Alam, who is also a part of the Congress’s minority cell, said that in a prolonged conflict scenario, the proposal to send labourers would bring shame and establish the fact that the BJP government made the country poor and weak. The Congress also sent memoranda to governors via district authorities to stop the drive.

The recruitment drive at ITI Lucknow. Photo: Asad Rizvi

Chander Shekhar, UP state general secretary of the All India Trade Union Congress (AITUC), said this recruitment operation during the war was suspicious and also highlighted the inflation and unemployment prevalent in the country. He also said that the government was overlooking the security of migrant labourers.

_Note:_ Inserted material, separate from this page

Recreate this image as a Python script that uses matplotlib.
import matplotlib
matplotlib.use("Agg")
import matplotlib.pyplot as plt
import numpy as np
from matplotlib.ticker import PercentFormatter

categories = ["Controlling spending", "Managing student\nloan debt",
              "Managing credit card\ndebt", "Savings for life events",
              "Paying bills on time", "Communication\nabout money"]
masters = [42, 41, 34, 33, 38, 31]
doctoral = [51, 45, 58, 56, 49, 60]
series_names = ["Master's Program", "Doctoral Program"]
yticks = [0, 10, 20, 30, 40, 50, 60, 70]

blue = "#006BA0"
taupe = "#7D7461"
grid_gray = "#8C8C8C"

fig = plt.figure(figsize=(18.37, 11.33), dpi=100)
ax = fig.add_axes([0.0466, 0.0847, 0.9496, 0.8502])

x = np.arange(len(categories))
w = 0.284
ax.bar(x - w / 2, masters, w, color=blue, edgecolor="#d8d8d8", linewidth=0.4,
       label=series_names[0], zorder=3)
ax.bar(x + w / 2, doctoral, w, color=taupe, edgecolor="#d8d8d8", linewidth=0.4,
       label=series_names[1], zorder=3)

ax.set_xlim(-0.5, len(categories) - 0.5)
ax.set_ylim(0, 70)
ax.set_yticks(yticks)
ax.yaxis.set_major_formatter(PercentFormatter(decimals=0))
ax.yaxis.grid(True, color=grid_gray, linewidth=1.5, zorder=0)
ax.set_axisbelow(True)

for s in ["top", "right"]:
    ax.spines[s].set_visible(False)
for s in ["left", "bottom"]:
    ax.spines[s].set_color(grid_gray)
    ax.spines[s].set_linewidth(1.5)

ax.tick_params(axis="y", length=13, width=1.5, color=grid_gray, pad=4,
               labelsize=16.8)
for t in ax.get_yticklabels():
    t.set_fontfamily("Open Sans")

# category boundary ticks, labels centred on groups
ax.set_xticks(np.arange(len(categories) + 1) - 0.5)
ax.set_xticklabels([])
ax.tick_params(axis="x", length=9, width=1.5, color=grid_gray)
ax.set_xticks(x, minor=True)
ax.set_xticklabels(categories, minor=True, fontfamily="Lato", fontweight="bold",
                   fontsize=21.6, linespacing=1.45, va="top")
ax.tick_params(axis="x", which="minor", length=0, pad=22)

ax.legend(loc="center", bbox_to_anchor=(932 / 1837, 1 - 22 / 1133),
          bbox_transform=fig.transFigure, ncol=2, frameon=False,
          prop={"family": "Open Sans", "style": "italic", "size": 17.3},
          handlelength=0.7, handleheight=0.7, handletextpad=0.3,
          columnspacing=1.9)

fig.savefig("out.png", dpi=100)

Mazhar Azeez Khan, placement officer at ITI, told The Wire that on January 23, a total of 528 students appeared for screening, of whom 365 passed the test. This figure increased on January 24, when 795 candidates appeared in the test and 531 emerged successful. Similarly, on January 25, the number of candidates appearing climbed to 1,023, out of which 799 passed.

Raj Kumar Yadav, principal of ITI Lucknow, said that the authorities in Israel and India both support the recruitment drive. Yadav also said they were facilitating recruiters from Israel looking for 10,000 skilled construction workers who could earn a respectable salary per month.

Yadav also told The Wire that Israelis will give visas to selected aspirants and take them on a chartered plane. He expressed hope that “10,000 families will be fed well and will grow”. The Israeli recruitment team refused to speak to The Wire or answer any questions about the drive, the terms and conditions of the jobs, or anything else.